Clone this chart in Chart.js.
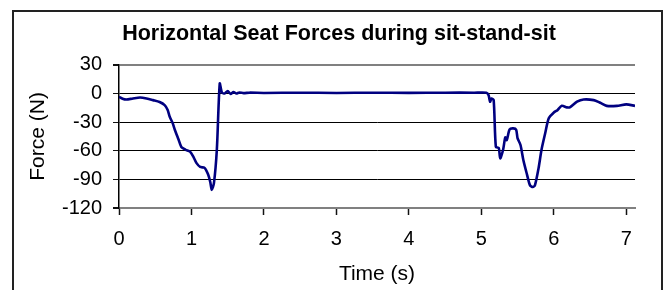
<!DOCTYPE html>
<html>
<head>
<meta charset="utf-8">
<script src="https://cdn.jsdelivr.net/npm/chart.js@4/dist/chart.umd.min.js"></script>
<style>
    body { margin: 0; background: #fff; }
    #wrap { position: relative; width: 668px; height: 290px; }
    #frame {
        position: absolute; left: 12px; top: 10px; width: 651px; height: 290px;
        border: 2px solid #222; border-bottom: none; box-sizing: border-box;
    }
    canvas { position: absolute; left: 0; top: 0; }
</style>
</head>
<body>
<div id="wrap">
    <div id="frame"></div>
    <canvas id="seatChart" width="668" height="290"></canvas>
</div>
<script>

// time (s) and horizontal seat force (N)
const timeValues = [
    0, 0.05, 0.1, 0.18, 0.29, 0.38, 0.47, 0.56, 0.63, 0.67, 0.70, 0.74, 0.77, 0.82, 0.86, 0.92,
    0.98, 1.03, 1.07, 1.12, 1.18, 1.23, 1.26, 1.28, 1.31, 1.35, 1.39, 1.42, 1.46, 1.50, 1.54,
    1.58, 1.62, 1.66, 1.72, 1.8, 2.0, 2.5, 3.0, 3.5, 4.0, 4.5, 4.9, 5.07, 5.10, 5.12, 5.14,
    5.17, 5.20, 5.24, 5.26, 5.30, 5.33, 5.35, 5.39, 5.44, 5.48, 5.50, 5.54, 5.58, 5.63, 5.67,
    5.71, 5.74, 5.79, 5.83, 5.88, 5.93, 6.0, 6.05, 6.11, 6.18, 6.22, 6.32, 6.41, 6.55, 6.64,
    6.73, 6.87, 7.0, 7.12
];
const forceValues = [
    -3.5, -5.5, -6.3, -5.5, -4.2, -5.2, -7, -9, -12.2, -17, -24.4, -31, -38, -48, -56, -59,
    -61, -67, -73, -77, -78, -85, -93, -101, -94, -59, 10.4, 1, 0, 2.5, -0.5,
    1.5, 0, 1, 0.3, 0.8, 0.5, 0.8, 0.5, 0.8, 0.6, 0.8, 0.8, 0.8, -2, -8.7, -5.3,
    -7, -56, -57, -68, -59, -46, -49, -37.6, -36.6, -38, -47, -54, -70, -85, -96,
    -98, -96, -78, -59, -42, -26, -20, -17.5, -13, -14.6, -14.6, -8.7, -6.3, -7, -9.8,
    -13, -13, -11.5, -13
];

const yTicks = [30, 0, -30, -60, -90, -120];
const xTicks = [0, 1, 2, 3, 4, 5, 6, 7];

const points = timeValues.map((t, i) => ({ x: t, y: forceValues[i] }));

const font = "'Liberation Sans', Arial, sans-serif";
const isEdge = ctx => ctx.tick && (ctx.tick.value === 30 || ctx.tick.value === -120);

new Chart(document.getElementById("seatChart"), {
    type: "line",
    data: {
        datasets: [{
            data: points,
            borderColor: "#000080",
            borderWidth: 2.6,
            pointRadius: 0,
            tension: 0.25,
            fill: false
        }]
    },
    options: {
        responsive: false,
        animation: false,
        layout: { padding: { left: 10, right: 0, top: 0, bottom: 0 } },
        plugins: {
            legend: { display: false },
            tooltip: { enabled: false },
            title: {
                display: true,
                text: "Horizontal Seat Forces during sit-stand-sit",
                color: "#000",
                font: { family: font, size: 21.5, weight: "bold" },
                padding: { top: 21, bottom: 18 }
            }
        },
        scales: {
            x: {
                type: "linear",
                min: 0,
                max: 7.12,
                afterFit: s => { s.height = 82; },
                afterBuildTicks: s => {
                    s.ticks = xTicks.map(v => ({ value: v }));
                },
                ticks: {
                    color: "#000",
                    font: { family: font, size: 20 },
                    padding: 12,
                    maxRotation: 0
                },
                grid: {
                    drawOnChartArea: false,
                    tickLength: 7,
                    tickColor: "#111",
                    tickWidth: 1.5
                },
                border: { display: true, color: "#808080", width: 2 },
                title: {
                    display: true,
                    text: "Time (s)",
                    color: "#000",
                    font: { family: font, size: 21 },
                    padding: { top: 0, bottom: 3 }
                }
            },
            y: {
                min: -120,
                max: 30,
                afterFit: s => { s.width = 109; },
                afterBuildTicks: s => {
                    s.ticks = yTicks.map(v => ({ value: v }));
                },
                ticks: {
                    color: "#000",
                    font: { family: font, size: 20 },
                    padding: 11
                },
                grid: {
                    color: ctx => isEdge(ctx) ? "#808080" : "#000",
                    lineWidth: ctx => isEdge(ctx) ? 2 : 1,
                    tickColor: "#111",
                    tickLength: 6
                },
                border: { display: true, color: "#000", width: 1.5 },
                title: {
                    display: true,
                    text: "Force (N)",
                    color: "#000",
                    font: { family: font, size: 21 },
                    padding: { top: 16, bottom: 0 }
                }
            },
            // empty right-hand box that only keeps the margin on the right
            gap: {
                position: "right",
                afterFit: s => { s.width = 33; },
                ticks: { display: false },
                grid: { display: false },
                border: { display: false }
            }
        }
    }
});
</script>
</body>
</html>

* Stated exercise:
Repeat the material above in full and exactly, apart from the pictures.

* Complete response:
Clone this chart in Chart.js.
<!DOCTYPE html>
<html>
<head>
<meta charset="utf-8">
<script src="https://cdn.jsdelivr.net/npm/chart.js@4/dist/chart.umd.min.js"></script>
<style>
    body { margin: 0; background: #fff; }
    #wrap { position: relative; width: 668px; height: 290px; }
    #frame {
        position: absolute; left: 12px; top: 10px; width: 651px; height: 290px;
        border: 2px solid #222; border-bottom: none; box-sizing: border-box;
    }
    canvas { position: absolute; left: 0; top: 0; }
</style>
</head>
<body>
<div id="wrap">
    <div id="frame"></div>
    <canvas id="seatChart" width="668" height="290"></canvas>
</div>
<script>

// time (s) and horizontal seat force (N)
const timeValues = [
    0, 0.05, 0.1, 0.18, 0.29, 0.38, 0.47, 0.56, 0.63, 0.67, 0.70, 0.74, 0.77, 0.82, 0.86, 0.92,
    0.98, 1.03, 1.07, 1.12, 1.18, 1.23, 1.26, 1.28, 1.31, 1.35, 1.39, 1.42, 1.46, 1.50, 1.54,
    1.58, 1.62, 1.66, 1.72, 1.8, 2.0, 2.5, 3.0, 3.5, 4.0, 4.5, 4.9, 5.07, 5.10, 5.12, 5.14,
    5.17, 5.20, 5.24, 5.26, 5.30, 5.33, 5.35, 5.39, 5.44, 5.48, 5.50, 5.54, 5.58, 5.63, 5.67,
    5.71, 5.74, 5.79, 5.83, 5.88, 5.93, 6.0, 6.05, 6.11, 6.18, 6.22, 6.32, 6.41, 6.55, 6.64,
    6.73, 6.87, 7.0, 7.12
];
const forceValues = [
    -3.5, -5.5, -6.3, -5.5, -4.2, -5.2, -7, -9, -12.2, -17, -24.4, -31, -38, -48, -56, -59,
    -61, -67, -73, -77, -78, -85, -93, -101, -94, -59, 10.4, 1, 0, 2.5, -0.5,
    1.5, 0, 1, 0.3, 0.8, 0.5, 0.8, 0.5, 0.8, 0.6, 0.8, 0.8, 0.8, -2, -8.7, -5.3,
    -7, -56, -57, -68, -59, -46, -49, -37.6, -36.6, -38, -47, -54, -70, -85, -96,
    -98, -96, -78, -59, -42, -26, -20, -17.5, -13, -14.6, -14.6, -8.7, -6.3, -7, -9.8,
    -13, -13, -11.5, -13
];

const yTicks = [30, 0, -30, -60, -90, -120];
const xTicks = [0, 1, 2, 3, 4, 5, 6, 7];

const points = timeValues.map((t, i) => ({ x: t, y: forceValues[i] }));

const font = "'Liberation Sans', Arial, sans-serif";
const isEdge = ctx => ctx.tick && (ctx.tick.value === 30 || ctx.tick.value === -120);

new Chart(document.getElementById("seatChart"), {
    type: "line",
    data: {
        datasets: [{
            data: points,
            borderColor: "#000080",
            borderWidth: 2.6,
            pointRadius: 0,
            tension: 0.25,
            fill: false
        }]
    },
    options: {
        responsive: false,
        animation: false,
        layout: { padding: { left: 10, right: 0, top: 0, bottom: 0 } },
        plugins: {
            legend: { display: false },
            tooltip: { enabled: false },
            title: {
                display: true,
                text: "Horizontal Seat Forces during sit-stand-sit",
                color: "#000",
                font: { family: font, size: 21.5, weight: "bold" },
                padding: { top: 21, bottom: 18 }
            }
        },
        scales: {
            x: {
                type: "linear",
                min: 0,
                max: 7.12,
                afterFit: s => { s.height = 82; },
                afterBuildTicks: s => {
                    s.ticks = xTicks.map(v => ({ value: v }));
                },
                ticks: {
                    color: "#000",
                    font: { family: font, size: 20 },
                    padding: 12,
                    maxRotation: 0
                },
                grid: {
                    drawOnChartArea: false,
                    tickLength: 7,
                    tickColor: "#111",
                    tickWidth: 1.5
                },
                border: { display: true, color: "#808080", width: 2 },
                title: {
                    display: true,
                    text: "Time (s)",
                    color: "#000",
                    font: { family: font, size: 21 },
                    padding: { top: 0, bottom: 3 }
                }
            },
            y: {
                min: -120,
                max: 30,
                afterFit: s => { s.width = 109; },
                afterBuildTicks: s => {
                    s.ticks = yTicks.map(v => ({ value: v }));
                },
                ticks: {
                    color: "#000",
                    font: { family: font, size: 20 },
                    padding: 11
                },
                grid: {
                    color: ctx => isEdge(ctx) ? "#808080" : "#000",
                    lineWidth: ctx => isEdge(ctx) ? 2 : 1,
                    tickColor: "#111",
                    tickLength: 6
                },
                border: { display: true, color: "#000", width: 1.5 },
                title: {
                    display: true,
                    text: "Force (N)",
                    color: "#000",
                    font: { family: font, size: 21 },
                    padding: { top: 16, bottom: 0 }
                }
            },
            // empty right-hand box that only keeps the margin on the right
            gap: {
                position: "right",
                afterFit: s => { s.width = 33; },
                ticks: { display: false },
                grid: { display: false },
                border: { display: false }
            }
        }
    }
});
</script>
</body>
</html>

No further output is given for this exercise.